Francisca Viveros Barradas—or, as she prefers to be called, Paquita la del Barrio ("Paquita from the Hood")—is no stranger to Latino culture. She has nearly 40 albums available and has been broadcast on nearly every Spanish radio station and TV channel.

The reason Paquita is such a big hit in Latino culture is simple: she's uncut and never afraid to put her thoughts out there. She's known for her ranchera songs (a sort of Mexican version of country music), in which she sings about her disappointment in men. But instead of sorrowful laments, Paquita's songs are confrontational, usually referring to men as snakes or vermin.

Paquita is a huge feminist, and insists that "las mujeres mandan"—a woman should have the final say over everything. Because these types of sayings have been known to piss off many men, her fan base mostly consists of other women who, like her, have been done wrong or been mistreated.

Her catch phrase "Me estas oyendo, inútil" roughly means "Are you listening to me, you useless man?" Paquita says this often, both in concert and in several of her songs, and she usually follows it with other comments about men being good for nothing or simply embarrassing.

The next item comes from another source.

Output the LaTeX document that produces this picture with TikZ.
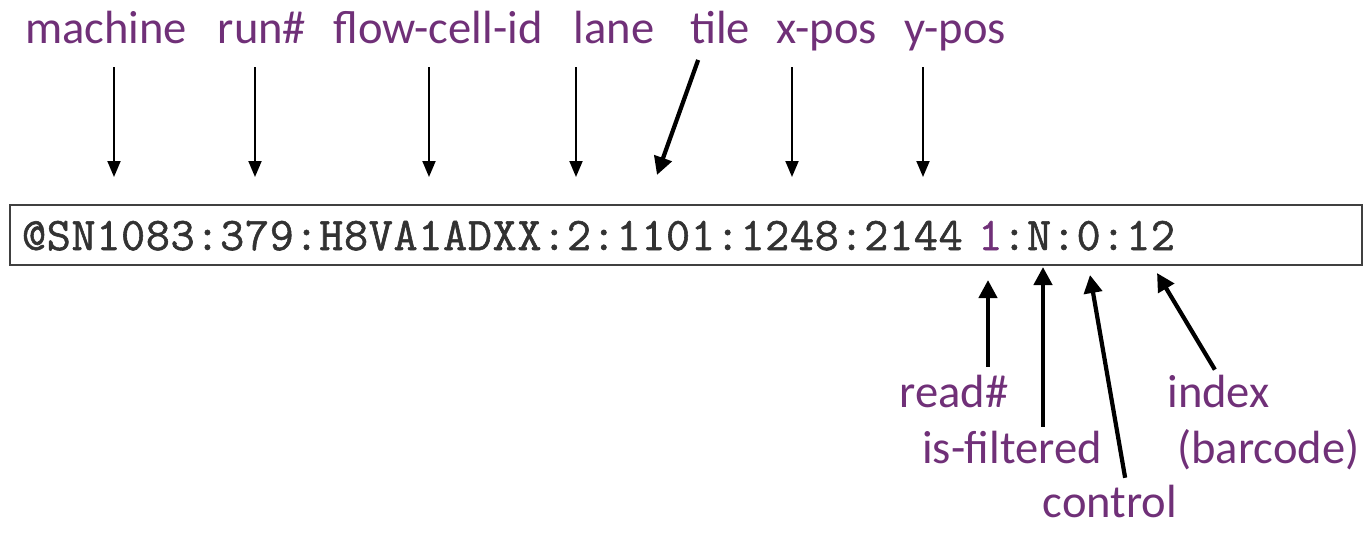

In her hit "Hombres Malvados," Paquita comments on serial cheating by both her grandfather and father, and states that she hates all men for "letting out their dogs" and measuring their machismo by their conquests. "Tres Veses," a song about cheating on her man three times and then tossing him to the curb, was written to make all the "useless men" suffer. And in her biggest hit "Rata de Dos Patas," she refers to her lover as a filthy two-legged rat who is the scum of life and deserves to die.

Beyond the bleach-blond hair and flashy clothes, Paquita is a symbol of female empowerment with a large audience of Latino women who are tired of the tradition of staying with men who treat them like crap. More remarkably, she began her career in the 1970s, when views like these were seen as outrageous. Paquita encouraged women to reevaluate their self-worth and question Mexico's then-sexist male culture.

At 65, after over 30 years of performing, Paquita continues to bash men in defense of women everywhere.